Can you respond in these things should do. Knowledge sharing is quite important, which is something that we’re doing currently. And it’s working quite well.
And I must be honest, our controls and our standards are global. It’s a matter of which ones can you afford to implement. Or which ones can you afford to maintain. Because implementing is one thing, but in cybersecurity, you need maintain the status quo.
One minute, you could be very secure tomorrow, but not be secure because of a phishing email. So cyber awareness is quite important for all of us big or small organizations.
Q.6: Do you think the advancements in AI will play a crucial role in cybersecurity in 2023?
I believe that the cyber hackers literally are using AI to attack us. But how much are we using to combat that, from an organizational point of view is still in their infancy.

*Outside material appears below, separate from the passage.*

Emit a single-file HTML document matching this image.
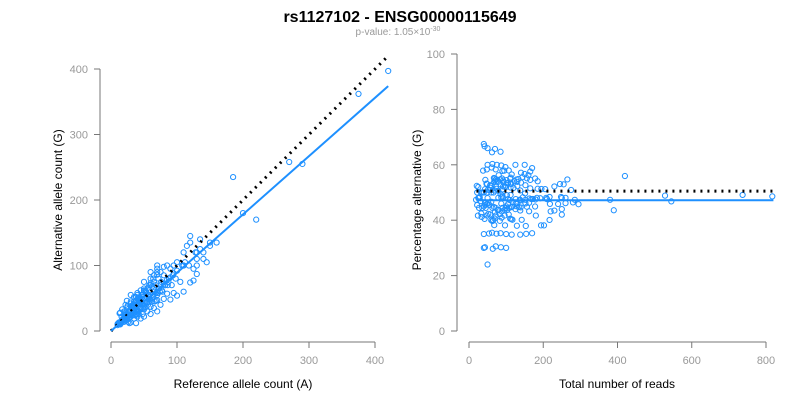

However, there are tools that are providing as AI capabilities. But how well are they integrated. Because AI needs to be integrated into other tools for you to make an informed decision or to then respond quite quickly.
AI will play a critical role and still plays a critical role into how we combat cyber crimes and fits within our organization. But how it’s implemented is the problem, and how it is actually being utilized within the organizations also quite important.
In my own organization, I mean, we’ve implemented a lot of AI, but even sitting in different tools, or it’s not integrated is not giving you the outcomes that you want. So also, the implementation, the architecture of it needs to be needs to be quite informed and understood.
In terms of the relevancy of it, it is quite critical into how we are currently performing as organizations. I mean, we could never combat all these threats that we have manually, there is no way.
With all the tools, we have source, all the technologies that we have for AI, we need that automation to actually integrate to other tools for me to make informed decisions that are quite crude from an executive interview. From a technical point of view, AI is perfect.
Q:7 What are the key metrics that you have in mind whenever you’re using a security tool or you’re going to invest in a security tool?
For me, it’s that integration of different tools. As a leader, it is essential to know what is going on What I should concentrate on so that when I communicate to the board, I know exactly what I’m talking about. It’s about making informed decisions regarding my reporting.
From my point of view, the board would want to be weighed would be predictions. Where would we suffer forward the most in the next six months? Then by the trends that are actually happening within the organization, I can actually anticipate that, based on what I see, looks like I need to allocate all my resources that are working on the green projects, to the red projects.
If we are implementing a new tool, most of the resources would be sitting in a project mode. But what is the use of implementing a new tool if your current environment is not up to date?
Hence, it is quite important for me to understand my greens, my oranges and my reds. I literally just need an executive dashboard, what is wrong, where is it wrong. And then I actually analyze on how to allocate budget and resources.